The exemplar, he said, was the refrain of ‘‘Volare,’’ the winning song at Sanremo in 1958 — and was uncorrupted by the influence of American rap.
Mr. Carrisi, who was blacklisted this month by Ukraine apparently in part for serenading Vladimir Putin in Moscow at a 100th anniversary celebration of the KGB, traced the roots of Italian easy listening back to Gregorian chants and Verdi.
But some Italian music experts disagreed.
Jacopo Tomatis, author of the new book, “The Cultural History of the Italian Song,” said there was a clear continuity between the songs popularized during Fascism and the postwar hits that Italians built their musical identity around.
He pointed out a 1951 bulletin of the Italian state broadcaster that explained how Sanremo began as an effort to protect the Italian song against “the influence of African-American and Latin-American music.”
The centrality of “Italianness” to the country’s music was ironic, he said, because “popular Italian music has always been an elaboration of foreign styles.”
That foreignness is more explicitly celebrated by Italians such as Mr. Mahmoud and Ghali Amdouni, a rising Italian star of Tunisian ancestry, who is also from outside Milan. In his hit “Dear Italy,” he raps, “When they tell me to go home, I answer I’m already here.”

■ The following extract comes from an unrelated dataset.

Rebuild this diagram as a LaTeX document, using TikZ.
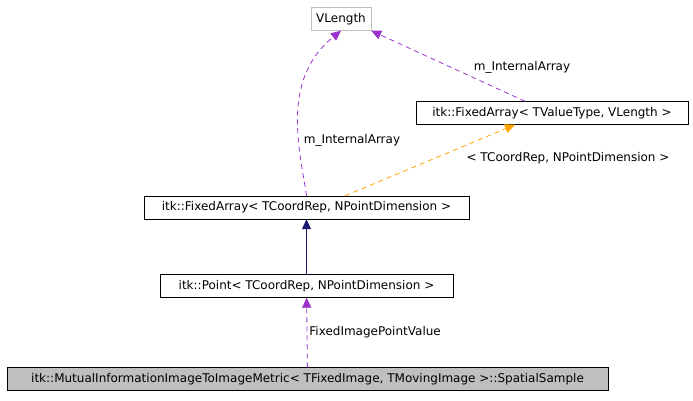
\documentclass[tikz,border=0pt]{standalone}
\usepackage{fontspec}
\setmainfont{DejaVu Sans}
\usetikzlibrary{arrows.meta}
\definecolor{usecol}{RGB}{154,50,205}
\definecolor{inhcol}{RGB}{25,25,112}
\definecolor{tmplcol}{RGB}{255,165,0}
\tikzset{
    cls/.style={draw=black, inner sep=0pt, minimum height=23pt, font=\fontsize{12}{14}\selectfont},
    ext/.style={cls, draw=gray!50},
    uses/.style={dash pattern=on 5pt off 4pt, line width=0.8pt, draw=usecol, -{Triangle[fill=usecol, length=10pt, width=9pt]}},
    inh/.style={line width=0.8pt, draw=inhcol, -{Triangle[fill=inhcol, length=10pt, width=9pt]}},
    tmpl/.style={dash pattern=on 5pt off 4pt, line width=0.8pt, draw=tmplcol, -{Triangle[fill=tmplcol, length=10pt, width=9pt]}},
    lbl/.style={font=\fontsize{12}{14}\selectfont, fill=white, inner sep=1pt}
}
\begin{document}
\begin{tikzpicture}[x=1pt, y=-1pt]
\useasboundingbox (0,0) rectangle (693,400);

\node[ext, minimum width=60pt] (vlen) at (341,19) {VLength};
\node[cls, minimum width=272pt] (farrV) at (552,113) {itk::FixedArray< TValueType, VLength >};
\node[cls, minimum width=325pt] (farrC) at (306.5,207.5) {itk::FixedArray< TCoordRep, NPointDimension >};
\node[cls, minimum width=293pt] (point) at (306.5,286) {itk::Point< TCoordRep, NPointDimension >};
\node[cls, fill=gray!50, minimum width=601pt] (sample) at (307.5,379) {itk::MutualInformationImageToImageMetric< TFixedImage, TMovingImage >::SpatialSample};

\draw[inh] (point) -- (farrC);
\draw[uses] (sample) -- node[lbl, right, xshift=1pt]{FixedImagePointValue} (point);
\draw[uses] (farrC.north) .. controls (300,150) and (280,80) .. (vlen.south);
\node[lbl] (lblA) at (352,140) {m\_InternalArray};
\draw[uses] (farrV.north -| 525,0) -- (vlen.south east);
\node[lbl] (lblB) at (522,67) {m\_InternalArray};
\draw[tmpl] (farrC.north -| 345,0) -- (farrV.south -| 515,0);
\node[lbl] (lblC) at (568,158) {< TCoordRep, NPointDimension >};
\end{tikzpicture}
\end{document}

Mr. Amdouni launched his new album at the local prison a few minutes from Mr. Mahmoud’s recording studio. For now though, the moment belonged to Mr. Mahmoud, who will represent Italy in next month’s Eurovision song contest.
That same night, a circle of 7-year-old girls sang Mr. Mahmoud’s hit song as they waited in line at a local club. Mr. Mahmoud was there to chat with Milan’s mayor about reaching out to the city’s youth.
“In the face of the Salvini’s words, I shrugged, and I thought let me use this opportunity to show a positive example,” the mayor, Giuseppe Sala, said backstage.
On stage, the mayor showed a packed room Mr. Mahmoud’s elementary school class picture. Three children of Egyptian parents from the singer’s neighborhood shouted with joy when Mr. Mahmoud sang a couple bars of his song.
“He’s such a good singer,” one of them, Habiba Ibrahim, 13, said. “And he’s so cool.”